Do-it-yourselfers don’t do it alone

I am, for the most part, a do-it-yourself kind of lady. This approach to life was born out of necessity in 1986, following the birth of my first child.

I am, for the most part, a do-it-yourself kind of lady. This approach to life was born out of necessity in 1986, following the birth of my first child.

I had always intended to return to work following a liberal maternity leave. So, in anticipation of my child’s birth, I toured the home of a recommended day care provider and signed the necessary paperwork. I informed my employer of my return plans and purchased the necessary breast pump. I told myself that this commitment to nursing indicated I was willing to go the distance for this child.

Yet as my due date approached, something more than the movements of my daughter began to quake inside me. Gentle stirrings evolved into an intensely deep, personal, and agonizing debate. To fully understand my deliberation is to understand how seriously I had embraced all that had been said to me during my nearly three decades of life: You can do anything you want to do. Let nothing and no one stand in your way. An education will provide the future you want. To abandon a career is to abandon your education and your skills, desperately needed by the world.

The Women’s Movement was enjoying positive press at the time. I had experienced firsthand the implications of being a minority in the working world, yet I received the full support and respect of my co-workers, family and husband, and that was more than enough for me. I reasoned that if I continued to work full time I could provide the opportunities my child deserved.

Then I labored and gave birth to a wondrous human being. I began serving her every need and woke up just days following her birth to squarely face a most challenging question: How could I justify giving the world my best but not my child? Arriving home in time to nurse, bathe, and tuck her into bed would never qualify in my mind as giving her my best or what I believed she deserved from a fully-engaged mother.

That is when I became a do-it-yourselfer. I understood that with some sacrifice I could be the mother I felt I needed to be.

It came out of necessity when I stepped back from my career to redraw the vision of my role and myself in this world and become a full-time mother. Early on I missed my co-workers and the camaraderie we shared. At moments I felt lost and insignificant and trivialized because my child-care tasks were constant, tiring, and certainly not rewarded with money or notoriety. Full-time mothering also stopped my portion of our income, which strongly impacted our lifestyle.

In response I harnessed the determination I had once used for my career outside our home and brought it inside. I told myself I would keep up the quality of our lives by doing things myself, now that I could no longer pay someone else to do it for us.

Three short years following the birth of our eldest child we caught the vision for a life that did not resemble the suburbs and moved to the Pacific Northwest.

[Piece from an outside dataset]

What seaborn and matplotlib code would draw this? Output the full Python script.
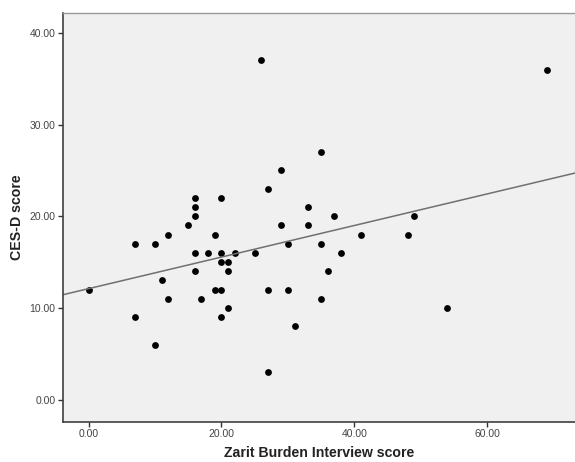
import numpy as np
import pandas as pd
import matplotlib
matplotlib.use("Agg")
import matplotlib.pyplot as plt
import seaborn as sns

##### DATA
zarit = [0, 7, 10, 12, 7, 10, 11, 12, 15, 16,
         16, 16, 16, 16, 18, 17, 19, 20, 20, 20,
         21, 21, 22, 19, 20, 21, 20, 25, 27, 29,
         27, 30, 29, 30, 31, 27, 33, 33, 35, 37,
         35, 41, 38, 36, 49, 48, 35, 54, 26, 69]
cesd = [12, 17, 17, 18, 9, 6, 13, 11, 19, 22,
        21, 20, 16, 14, 16, 11, 18, 22, 16, 15,
        15, 14, 16, 12, 12, 10, 9, 16, 23, 25,
        12, 17, 19, 12, 8, 3, 21, 19, 27, 20,
        17, 18, 16, 14, 20, 18, 11, 10, 37, 36]

xTicks = [0, 20, 40, 60]
yTicks = [0, 10, 20, 30, 40]
xLabel = "Zarit Burden Interview score"
yLabel = "CES-D score"

df = pd.DataFrame({"zarit": zarit, "cesd": cesd})

##### STYLE
sns.set_style("ticks")
plt.rcParams["font.family"] = ["Liberation Sans", "DejaVu Sans"]

fig = plt.figure(figsize = (5.75, 4.62), dpi = 100)
#plot area runs off the right edge like the original screenshot
ax = fig.add_axes([0.110, 0.0872, 0.890, 0.8853])
ax.set_facecolor("#f0f0f0")

#limits first so the fit line runs edge to edge
ax.set_xlim(-3.8, 73.2)
ax.set_ylim(-2.4, 42.2)

sns.regplot(x = "zarit", y = "cesd", data = df, ax = ax, ci = None, truncate = False,
            scatter_kws = {"s": 24, "color": "black", "linewidths": 0, "alpha": 1},
            line_kws = {"color": "#707070", "linewidth": 1.1})

ax.set_xlim(-3.8, 73.2)
ax.set_ylim(-2.4, 42.2)
ax.set_xticks(xTicks)
ax.set_yticks(yTicks)
ax.set_xticklabels(["%.2f" % v for v in xTicks])
ax.set_yticklabels(["%.2f" % v for v in yTicks])
ax.tick_params(axis = "both", labelsize = 7.5, labelcolor = "#444444", color = "#333333",
               length = 3.5, width = 1, direction = "out", pad = 2)

ax.set_xlabel(xLabel, fontsize = 10.2, fontweight = "bold", color = "#222222", labelpad = 5)
ax.set_ylabel(yLabel, fontsize = 10.2, fontweight = "bold", color = "#222222", labelpad = 4)

for side in ["left", "bottom"]:
    ax.spines[side].set_color("#404040")
    ax.spines[side].set_linewidth(1.2)
ax.spines["top"].set_visible(True)
ax.spines["top"].set_color("#9a9a9a")
ax.spines["top"].set_linewidth(1.0)
ax.spines["right"].set_visible(False)

plt.savefig("out.png", dpi = 100)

We eventually added two other children to our fold and it is these three chickadees that I have considered anew this week, as they flew in and out the house, leaving me alone to listen to the quiet and assess where we are, now 19 years into this parenting era. I am simply amazed at the number of ways God has given my husband and me the life we first dared to begin living—this life filled with kids and animals and an undying commitment to parent them in all ways and with no reservations.

It began with a sudden, enormous change to our approach to parenting. It has continued with a growing and evolving, thrilling and challenging vision for family.

I consider this area of my life one of the best signs that there is a God, for He has been able to take two very different people and over a span of years move us along a path of solidarity. During an age when people divorce because they have “grown apart” or hope to fill a deep personal void by embracing new faces and places, God as shown my husband and me that you can be deeply in love over a lifetime. You can accomplish your dreams with modest resources.

It is this aspect of our life together that we hand over to God—in faith—on a daily basis. We have no other choice. Growing a family is an exhausting, worrisome, challenging, and scary adventure in great part. If we project too far in the future we worry and tire. But when we look back and talk about the amazing ways every need has somehow been met–every single time–we rest in the promise God was there, is there, and always will be there.

In many ways we are do-it-yourselfers. In many ways, we never were.